Current plans place Dragonsteel after The Stormlight Archive’s first five-book sequence. This timing lets Sanderson resolve some current plot threads while using Dragonsteel to set up the Cosmere’s endgame—whatever final conflict will resolve the tensions between Shards that have been building for thousands of years.
Planned Sequels and New Series
The Stormlight Archive will consist of two five-book sequences with a time gap between them. The first sequence concludes with Book 5 (Wind and Truth), while the second sequence will jump forward in time and focus on different characters while continuing the overarching Odium conflict.
Mistborn Era Three will follow the Ghostbloods organization during an urban fantasy/spy thriller story set on Scadrial as it deals with Trell’s invasion. Era Four will jump to space age technology and deal with cosmere-wide threats. Between eras, Sanderson plans standalone novels filling gaps in the timeline.
The Night Brigade will explore Threnody more thoroughly, showing a world where the rules of death work differently and the dead can return as dangerous shades. Standalone novels on various planets will continue expanding the universe while building toward whatever climactic confrontation will resolve the Cosmere’s main conflict.
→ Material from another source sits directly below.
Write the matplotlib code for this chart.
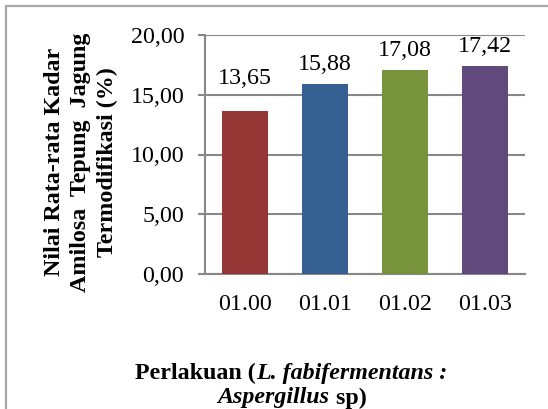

Sanderson has also hinted at books by other authors set in the Cosmere. Isaac Stewart (Sanderson’s art director and a worldbuilding collaborator) has written Book of Nails featuring the worldhopper Nicki Savage. This expansion beyond a single author could accelerate the Cosmere’s growth while maintaining consistency through careful collaboration.
Conclusion
The Cosmere is a universe of standalone stories with a secret, epic history unfolding across thousands of years. Start anywhere you like—Mistborn’s heist-driven adventure, Stormlight’s sweeping epic, or Warbreaker’s standalone tale.
Soon you’ll start seeing the threads that connect them all. The beggar in one book might be a god in another. The magic systems share hidden rules. And somewhere, a war between divine powers is shaping the fate of entire worlds.